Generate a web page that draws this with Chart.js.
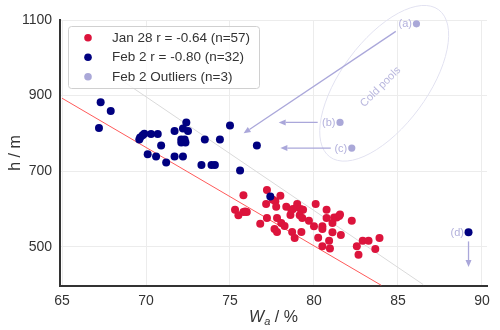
<!DOCTYPE html>
<html>
<head>
<meta charset="utf-8">
<script src="https://cdn.jsdelivr.net/npm/chart.js@4.4.1/dist/chart.umd.min.js"></script>
<style>
  html, body { margin: 0; padding: 0; background: #fff; }
  canvas { display: block; }
</style>
</head>
<body>
<canvas id="chart" width="500" height="330"></canvas>
<script>
// ── data ───────────────────────────────────────────
const janX = [75.3, 75.5, 75.8, 75.8, 75.9, 76.0, 77.2, 77.55, 77.7, 77.75,
              78.0, 77.15, 77.2, 76.8, 77.8, 78.05, 78.25, 77.65, 77.8, 78.35,
              78.65, 78.75, 79.0, 79.0, 79.2, 79.35, 78.6, 79.15, 79.3, 78.7,
              78.85, 79.25, 79.7, 80.0, 80.1, 80.75, 80.75, 80.5, 80.5, 80.25,
              80.5, 81.1, 81.2, 81.35, 81.5, 81.55, 81.1, 80.9, 80.95, 81.6,
              82.25, 82.55, 82.65, 82.9, 83.25, 83.65, 83.9];
const janY = [598, 583, 636, 592, 593, 592, 650, 624, 620, 606,
              635, 613, 576, 561, 576, 563, 555, 547, 539, 606,
              598, 600, 613, 605, 600, 598, 584, 583, 576, 539,
              523, 539, 569, 554, 613, 598, 576, 554, 547, 524,
              501, 563, 577, 577, 581, 585, 538, 516, 495, 531,
              569, 501, 479, 516, 516, 494, 523];

const febX = [67.3, 67.9, 67.2, 69.6, 69.65, 69.8, 69.9, 70.3, 70.7, 70.9,
              70.1, 70.6, 71.2, 71.7, 72.2, 72.4, 72.5, 72.1, 72.3, 72.1,
              72.35, 71.7, 72.2, 73.3, 73.9, 74.1, 73.5, 74.4, 75.0, 75.6,
              76.6, 77.4];
const febY = [882, 859, 814, 784, 789, 795, 799, 798, 798, 768,
              745, 739, 723, 806, 813, 829, 806, 784, 784, 776,
              776, 739, 739, 716, 716, 716, 784, 784, 821, 702,
              768, 633];

const outX = [86.1, 81.55, 82.25];
const outY = [1090, 829, 761];
const outLabels = ['(a)', '(b)', '(c)'];

const dX = [89.2];
const dY = [538];
const dLabels = ['(d)'];

// fitted lines (end points)
const janFitX = [65, 84];
const janFitY = [893, 398];
const febFitX = [68.4, 86.5];
const febFitY = [945, 400];

// arrows: from -> to
const arrowX0 = [84.87, 80.22, 81.0, 89.2];
const arrowY0 = [1070, 829, 761, 514];
const arrowX1 = [75.81, 77.9, 78.0, 89.2];
const arrowY1 = [800, 829, 761, 446];

const poolX = 84.18, poolY = 932.5;     // ellipse centre
const poolTextX = 83.96, poolTextY = 922.8;

const xTicks = [65, 70, 75, 80, 85, 90];
const yTicks = [500, 700, 900, 1100];

const legendItems = [
  { text: 'Jan 28 r = -0.64 (n=57)', color: '#dc143c' },
  { text: 'Feb 2 r = -0.80 (n=32)', color: '#000080' },
  { text: 'Feb 2 Outliers (n=3)', color: '#aaa8d8' }
];

// ───────────────────────────────────────────────────
const FONT = '"Liberation Sans", Arial, sans-serif';
const noteColor = '#aaa7da';
const pts = (xs, ys) => xs.map((x, i) => ({ x, y: ys[i] }));

function drawArrow(ctx, x0, y0, x1, y1) {
  const ang = Math.atan2(y1 - y0, x1 - x0);
  const L = 7, W = 3;
  const bx = x1 - L * Math.cos(ang), by = y1 - L * Math.sin(ang);
  ctx.beginPath();
  ctx.moveTo(x0, y0);
  ctx.lineTo(bx, by);
  ctx.stroke();
  ctx.beginPath();
  ctx.moveTo(x1, y1);
  ctx.lineTo(bx + W * Math.sin(ang), by - W * Math.cos(ang));
  ctx.lineTo(bx - W * Math.sin(ang), by + W * Math.cos(ang));
  ctx.closePath();
  ctx.fill();
}

const notesPlugin = {
  id: 'notes',
  afterDatasetsDraw(chart) {
    const ctx = chart.ctx, xs = chart.scales.x, ys = chart.scales.y;
    ctx.save();
    // cold pool ellipse
    ctx.strokeStyle = '#e2e2f1';
    ctx.lineWidth = 1;
    ctx.beginPath();
    ctx.ellipse(xs.getPixelForValue(poolX), ys.getPixelForValue(poolY), 91.5, 43, -53.5 * Math.PI / 180, 0, Math.PI * 2);
    ctx.stroke();

    ctx.save();
    ctx.translate(xs.getPixelForValue(poolTextX), ys.getPixelForValue(poolTextY));
    ctx.rotate(-45 * Math.PI / 180);
    ctx.fillStyle = '#b9b7de';
    ctx.font = '11px ' + FONT;
    ctx.textAlign = 'center';
    ctx.textBaseline = 'middle';
    ctx.fillText('Cold pools', 0, 0);
    ctx.restore();

    // arrows
    ctx.strokeStyle = noteColor;
    ctx.fillStyle = noteColor;
    ctx.lineWidth = 1.3;
    arrowX0.forEach((x, i) => {
      drawArrow(ctx, xs.getPixelForValue(x), ys.getPixelForValue(arrowY0[i]),
                xs.getPixelForValue(arrowX1[i]), ys.getPixelForValue(arrowY1[i]));
    });

    // point labels
    ctx.fillStyle = '#b3b1dc';
    ctx.font = '11px ' + FONT;
    ctx.textAlign = 'right';
    ctx.textBaseline = 'middle';
    const labX = outX.concat(dX), labY = outY.concat(dY), labs = outLabels.concat(dLabels);
    labs.forEach((t, i) => {
      ctx.fillText(t, xs.getPixelForValue(labX[i]) - 4.5, ys.getPixelForValue(labY[i]) + 0.5);
    });
    ctx.restore();
  }
};

const framePlugin = {
  id: 'frame',
  afterDraw(chart) {
    const ctx = chart.ctx, a = chart.chartArea;
    ctx.save();
    // legend
    const bx = 68.5, by = 26.5, bw = 191, bh = 62;
    ctx.fillStyle = 'rgba(255,255,255,0.8)';
    ctx.strokeStyle = '#d0d0d0';
    ctx.lineWidth = 1;
    ctx.beginPath();
    ctx.roundRect(bx, by, bw, bh, 3);
    ctx.fill();
    ctx.stroke();
    ctx.font = '13.5px ' + FONT;
    ctx.textBaseline = 'middle';
    ctx.textAlign = 'left';
    legendItems.forEach((it, i) => {
      const y = 37.7 + i * 19.5;
      ctx.fillStyle = it.color;
      ctx.beginPath();
      ctx.arc(88, y, 3.8, 0, Math.PI * 2);
      ctx.fill();
      ctx.fillStyle = '#333';
      ctx.fillText(it.text, 112, y + 0.5);
    });

    // axis titles
    ctx.fillStyle = '#333';
    ctx.save();
    ctx.translate(16, (a.top + a.bottom) / 2);
    ctx.rotate(-Math.PI / 2);
    ctx.font = '16px ' + FONT;
    ctx.textAlign = 'center';
    ctx.fillText('h / m', 0, 0);
    ctx.restore();

    const fMain = 'italic 16px ' + FONT, fSub = 'italic 11px ' + FONT, fRest = '16px ' + FONT;
    ctx.font = fMain; const w1 = ctx.measureText('W').width;
    ctx.font = fSub;  const w2 = ctx.measureText('a').width;
    ctx.font = fRest; const w3 = ctx.measureText(' / %').width;
    let x = (a.left + a.right) / 2 - (w1 + w2 + w3) / 2;
    const y = 318;
    ctx.textAlign = 'left';
    ctx.textBaseline = 'middle';
    ctx.font = fMain; ctx.fillText('W', x, y); x += w1;
    ctx.font = fSub;  ctx.fillText('a', x, y + 4); x += w2;
    ctx.font = fRest; ctx.fillText(' / %', x, y);
    ctx.restore();
  }
};

const tickFont = { family: FONT, size: 14 };

new Chart(document.getElementById('chart'), {
  type: 'scatter',
  data: {
    datasets: [
      { type: 'line', data: pts(febFitX, febFitY), borderColor: '#dadada', borderWidth: 1,
        pointRadius: 0, order: 6 },
      { type: 'line', data: pts(janFitX, janFitY), borderColor: '#ff5a5a', borderWidth: 1,
        pointRadius: 0, order: 5 },
      { data: pts(janX, janY), backgroundColor: '#dc143c', pointRadius: 4, borderWidth: 0, order: 3 },
      { data: pts(outX, outY), backgroundColor: '#aaa8d8', pointRadius: 3.6, borderWidth: 0, order: 2 },
      { data: pts(febX, febY), backgroundColor: '#000080', pointRadius: 4, borderWidth: 0, order: 1 },
      { data: pts(dX, dY), backgroundColor: '#000080', pointRadius: 4, borderWidth: 0, order: 1 }
    ]
  },
  options: {
    responsive: false,
    devicePixelRatio: 1,
    animation: false,
    events: [],
    layout: { padding: { top: 20, right: 13, left: 0, bottom: 0 } },
    plugins: { legend: { display: false }, tooltip: { enabled: false } },
    scales: {
      x: {
        type: 'linear', min: 64.88, max: 90.3,
        afterBuildTicks: s => { s.ticks = xTicks.map(v => ({ value: v })); },
        afterFit: s => { s.height = 44; },
        grid: { color: '#ececec', drawTicks: false },
        border: { color: '#333', width: 2 },
        ticks: { font: tickFont, color: '#333', padding: 7, callback: v => String(v) }
      },
      y: {
        type: 'linear', min: 396, max: 1100,
        afterBuildTicks: s => { s.ticks = yTicks.map(v => ({ value: v })); },
        afterFit: s => { s.width = 60; },
        grid: { color: '#ececec', drawTicks: false },
        border: { color: '#333', width: 2 },
        ticks: { font: tickFont, color: '#333', padding: 8, callback: v => String(v) }
      }
    }
  },
  plugins: [notesPlugin, framePlugin]
});
</script>
</body>
</html>
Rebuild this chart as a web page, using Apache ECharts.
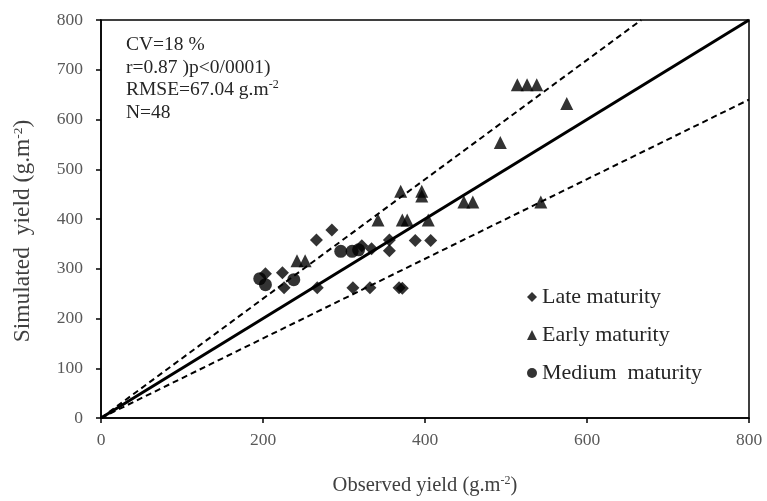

═══

Across the data, tally the lines containing "page" and give back the number alone.

• TASK SOLUTION:
2